Description

FatDatasets is a package which gives access to a few datasets. It takes care of downloading, preprocessing, storing and loading the data. The datasets are considered as data dependencies, and are not contained in this repository but downloaded when requested. A few methods are also provided to generate random synthetic data.

All the datasets provided here are numerical datasets, i.e. they are a collection of n numerical samples in dimension d. They are "unsupervised" datasets in the sense that no labels are any additional information is provided with them.

Usage

Load datasets using load_dataset("dataset_name"). Depending on the datasets, result will be either a matrix (data stored in jld file and loaded in memory) or a H5Dataset object, whose values can be accessed using (2d only) indexing (data stored into a HDF5 file and loaded dynamically).
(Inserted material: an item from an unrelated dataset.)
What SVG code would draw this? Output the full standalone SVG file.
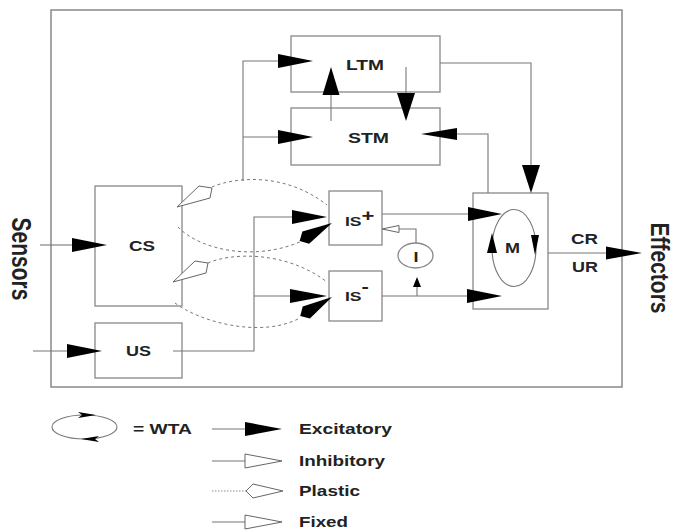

Julia using column-first ordering, we always use the convention columns=samples and rows=features.

Available datasets

Dataset name	n	d	Format	Remarks
kddcup99	4,898,431	145	JLD	Between 0.0 and 1.0, contains converted categorical features. (http://kdd.ics.uci.edu/databases/kddcup99/kddcup99.html)
kddcup99_small	494,021	141	JLD	10% subset of kddcup99. Between 0.0 and 1.0, contains converted categorical features. (http://kdd.ics.uci.edu/databases/kddcup99/kddcup99.html)
fma	106,574	518	JLD	Misc. aggregated audio features with various stats e.g. min, max, mean, median, skew, kurtosis. (https://github.com/mdeff/fma)
fma_mfcc	106,574	20	JLD	Contains mean MFCC features from FMA dataset. (https://github.com/mdeff/fma)
gowalla	6,442,892	2	JLD	Localization data. (https://snap.stanford.edu/data/loc-gowalla.html)
fasttext_XX	2,000,000	300	HDF5	XX should be one of these language codes: "en", "fr", "de", "eo". Lines starting by the char " will be escaped, so there might be 1,999,999 entries only in final dataset. (https://fasttext.cc/docs/en/crawl-vectors.html)
lfw	13233	62500	HDF5	Raw vectorized 250×250 images of celebrities faces from the “Labeled Faces in the Wild” dataset. (http://vis-www.cs.umass.edu/lfw/)
celeba (link broken?)	202599	38804	HDF5	Raw vectorized 178×218 images of celebrities faces from CelebA dataset.
intel_lab	2,313,153	5	HDF5	Time and misc. sensors measures in the Intel lab at Berkeley. (http://db.csail.mit.edu/labdata/labdata.html)

Synthetic datasets

The following functions can be used to generate data according to mixture of gaussians or on a low-dimensional subspace.

GMM_dataset()
GMM_stream()
lowrank_dataset()
lowrank_stream()

Notes for developers

Useful functions:

compute_stats(path_to_hdf5_file) will compute and store in the hdf5 file the mean and std of the dataset. Should be called after storing the file for all HDF5-stored datasets.
convert_categorical_columns!(df): removes categorical values of a DataFrame by adding new binary features.

For new requests: the DataDep registration should be placed in a file in src/datasets/registrators and will be loaded at loadtime. Preprocessing functions can be placed directly in src/datasets (and loaded with the module, provided it is explicitly included).

To do

Fix the link to the celeba dataset, which seems to be broken.